Abe's blame game reveals his policies failing to get results
Japan's Prime Minister Shinzo Abe speaks to reporters at Abe's official residence in Tokyo, Japan, January 28, 2016. Japanese Prime Minister Shinzo Abe said on Thursday he wants the new economy minister, Nobuteru Ishihara, to continue the government's efforts to push through structural reforms. [Photo/Agencies]
Japan's Prime Minister Shinzo Abe has once again postponed the country's consumption tax hike.
Japan was originally scheduled to increase the tax from 8 percent to 10 percent in October 2015, but it was postponed until April 2017, with the promise of no more delay. But on June 1, Abe ate his words by putting the hike off again to October 2019.

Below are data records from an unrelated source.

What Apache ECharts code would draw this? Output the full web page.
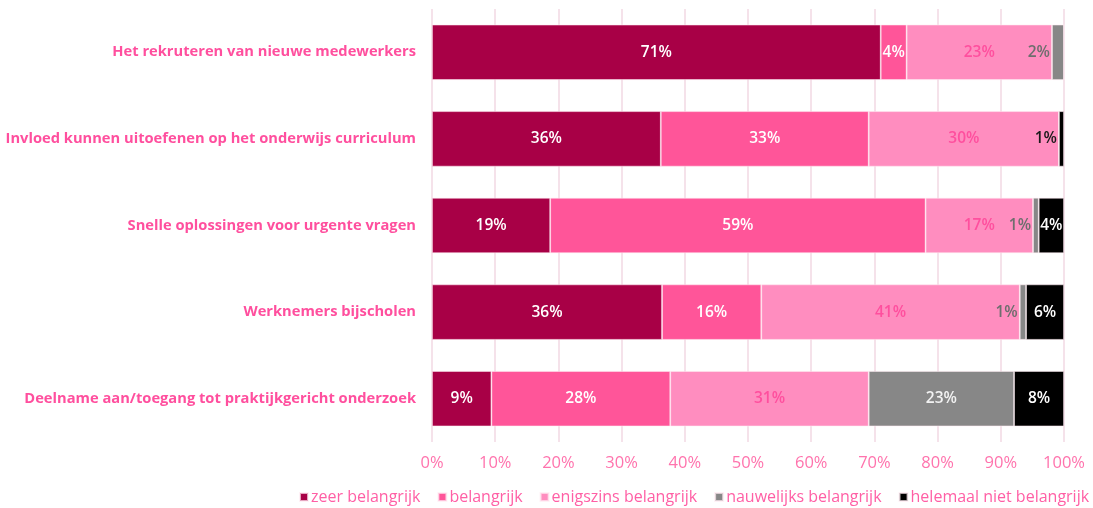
<!DOCTYPE html>
<html>
<head>
<meta charset="utf-8">
<script src="https://cdn.jsdelivr.net/npm/echarts@6/dist/echarts.min.js"></script>
<style>
  html, body { margin: 0; padding: 0; background: #ffffff; }
  #chart { width: 1093px; height: 508px; }
</style>
</head>
<body>
<div id="chart"></div>
<script>
// Categories, top to bottom
const categories = [
  'Het rekruteren van nieuwe medewerkers',
  'Invloed kunnen uitoefenen op het onderwijs curriculum',
  'Snelle oplossingen voor urgente vragen',
  'Werknemers bijscholen',
  'Deelname aan/toegang tot praktijkgericht onderzoek'
];

// Share of respondents (%) per answer, in category order
const zeerBelangrijk       = [71.0, 36.2, 18.7, 36.4, 9.4];
const belangrijk           = [4.1, 32.9, 59.4, 15.7, 28.3];
const enigszinsBelangrijk  = [23.0, 30.1, 17.0, 40.9, 31.4];
const nauwelijksBelangrijk = [1.9, 0, 0.9, 1.0, 23.0];
const helemaalNiet         = [0, 0.8, 4.0, 6.0, 7.9];

const seriesNames = ['zeer belangrijk', 'belangrijk', 'enigszins belangrijk', 'nauwelijks belangrijk', 'helemaal niet belangrijk'];
const seriesValues = [zeerBelangrijk, belangrijk, enigszinsBelangrijk, nauwelijksBelangrijk, helemaalNiet];
const seriesColors = ['#a80046', '#ff5599', '#ff8dbf', '#878787', '#000000'];

const pink = '#ff4f9e';
const FONT = 'Open Sans';

// Label colour per segment; tiny segments get their label set to the left
function labelStyle(si, v) {
  const small = v < 2.5;
  let color;
  if (si === 0 || si === 1) color = '#ffffff';
  else if (si === 2) color = pink;
  else if (si === 3) color = small ? '#6e6e6e' : '#f2f2f2';
  else color = small ? '#1a1a1a' : '#ffffff';
  return {
    show: v > 0,
    color: color,
    position: small ? 'left' : 'inside',
    distance: 2
  };
}

const series = seriesValues.map((vals, si) => ({
  name: seriesNames[si],
  type: 'bar',
  stack: 'total',
  barCategoryGap: '36%',
  itemStyle: { color: seriesColors[si], borderColor: 'rgba(255,235,242,0.7)', borderWidth: 0.8 },
  label: {
    fontFamily: FONT,
    fontSize: 15.5,
    fontWeight: 600,
    formatter: p => Math.round(p.value) + '%'
  },
  data: vals.map(v => ({ value: v, label: labelStyle(si, v) }))
}));

const chart = echarts.init(document.getElementById('chart'), null, { renderer: 'canvas' });
chart.setOption({
  animation: false,
  backgroundColor: '#ffffff',
  textStyle: { fontFamily: FONT },
  grid: { left: 432, right: 29, top: 9, bottom: 66, containLabel: false },
  legend: {
    bottom: -2,
    left: 294,
    width: 1000,
    itemWidth: 8,
    itemHeight: 8,
    itemGap: 17,
    icon: 'rect',
    textStyle: { color: '#ff5fa5', fontSize: 16, fontFamily: FONT, padding: [0, 0, 0, -2] },
    data: seriesNames
  },
  xAxis: {
    type: 'value',
    min: 0,
    max: 100,
    interval: 10,
    axisLine: { show: false },
    axisTick: { show: false },
    splitLine: { show: true, lineStyle: { color: '#f2d9e3', width: 1.5 } },
    axisLabel: {
      color: '#ff73ad',
      fontSize: 16.5,
      fontFamily: FONT,
      margin: 13,
      formatter: v => v + '%'
    }
  },
  yAxis: {
    type: 'category',
    data: categories,
    inverse: true,
    axisLine: { show: false },
    axisTick: { show: false },
    axisLabel: {
      color: pink,
      fontSize: 14.7,
      fontWeight: 'bold',
      fontFamily: FONT,
      margin: 16
    }
  },
  series: series
});
</script>
</body>
</html>
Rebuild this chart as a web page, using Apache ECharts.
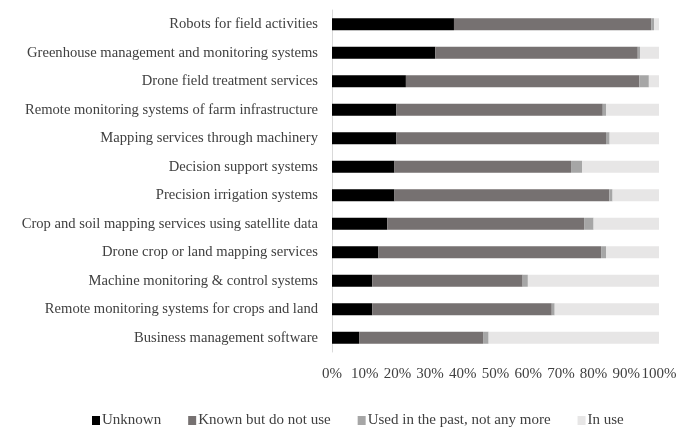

Abe highlighted economic weakness in China and a slowdown in emerging markets as his reason for the second postponement, asserting that "Abenomics is steadily producing positive results".
But Abe's decision has been questioned by foreign and Japanese media.
The New York Times said it amounted to an admission that the country's economy remained "worryingly fragile".
Japan's media is also worried. The Mainichi Shimbun said the delay raises questions about the future of Japan's economy. The newspaper criticized Abe for his explanation that Japan needs to "prepare for a new crisis involving the world economy".